Task:
Go through the listing below and list every line with "this".

Given data:
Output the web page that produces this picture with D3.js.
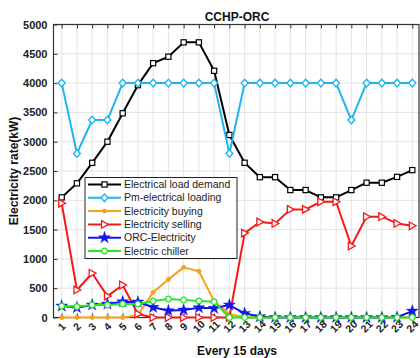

==

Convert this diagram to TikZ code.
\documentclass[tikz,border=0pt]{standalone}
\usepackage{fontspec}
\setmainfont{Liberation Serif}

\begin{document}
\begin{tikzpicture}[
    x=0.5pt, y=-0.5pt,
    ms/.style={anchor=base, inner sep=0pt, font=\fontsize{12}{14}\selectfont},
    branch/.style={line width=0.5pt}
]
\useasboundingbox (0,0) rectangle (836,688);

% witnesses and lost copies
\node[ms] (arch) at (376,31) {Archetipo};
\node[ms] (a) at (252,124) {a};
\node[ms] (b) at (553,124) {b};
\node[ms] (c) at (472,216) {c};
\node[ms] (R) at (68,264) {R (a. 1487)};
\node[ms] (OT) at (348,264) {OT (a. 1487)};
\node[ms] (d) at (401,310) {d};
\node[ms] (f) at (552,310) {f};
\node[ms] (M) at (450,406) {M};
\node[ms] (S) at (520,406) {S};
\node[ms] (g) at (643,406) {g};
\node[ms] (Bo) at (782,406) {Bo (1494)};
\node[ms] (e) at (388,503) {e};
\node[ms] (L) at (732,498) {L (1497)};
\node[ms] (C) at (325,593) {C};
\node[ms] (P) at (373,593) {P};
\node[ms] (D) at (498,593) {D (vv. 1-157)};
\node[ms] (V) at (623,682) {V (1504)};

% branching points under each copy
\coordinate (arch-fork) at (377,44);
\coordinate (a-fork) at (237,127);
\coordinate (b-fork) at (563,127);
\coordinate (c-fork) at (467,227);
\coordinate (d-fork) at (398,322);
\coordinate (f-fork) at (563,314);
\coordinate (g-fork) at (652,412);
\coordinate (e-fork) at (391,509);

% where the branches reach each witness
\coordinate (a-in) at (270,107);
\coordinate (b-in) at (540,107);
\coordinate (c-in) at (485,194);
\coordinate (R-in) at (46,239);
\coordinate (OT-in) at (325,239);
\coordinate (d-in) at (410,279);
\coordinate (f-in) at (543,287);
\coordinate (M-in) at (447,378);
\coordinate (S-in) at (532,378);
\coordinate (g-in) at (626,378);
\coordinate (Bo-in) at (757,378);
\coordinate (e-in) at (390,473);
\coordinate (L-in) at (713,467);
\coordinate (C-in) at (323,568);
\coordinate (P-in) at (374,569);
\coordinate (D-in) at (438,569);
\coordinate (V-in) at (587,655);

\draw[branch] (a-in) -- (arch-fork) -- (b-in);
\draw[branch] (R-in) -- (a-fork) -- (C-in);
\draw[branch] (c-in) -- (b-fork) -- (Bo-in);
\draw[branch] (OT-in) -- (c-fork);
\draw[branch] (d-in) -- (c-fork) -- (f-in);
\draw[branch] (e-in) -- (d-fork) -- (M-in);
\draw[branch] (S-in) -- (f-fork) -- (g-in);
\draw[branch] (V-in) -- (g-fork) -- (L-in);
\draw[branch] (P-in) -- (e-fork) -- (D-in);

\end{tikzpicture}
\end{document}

Task solution:
Output the web page that produces this picture with D3.js.
Convert this diagram to TikZ code.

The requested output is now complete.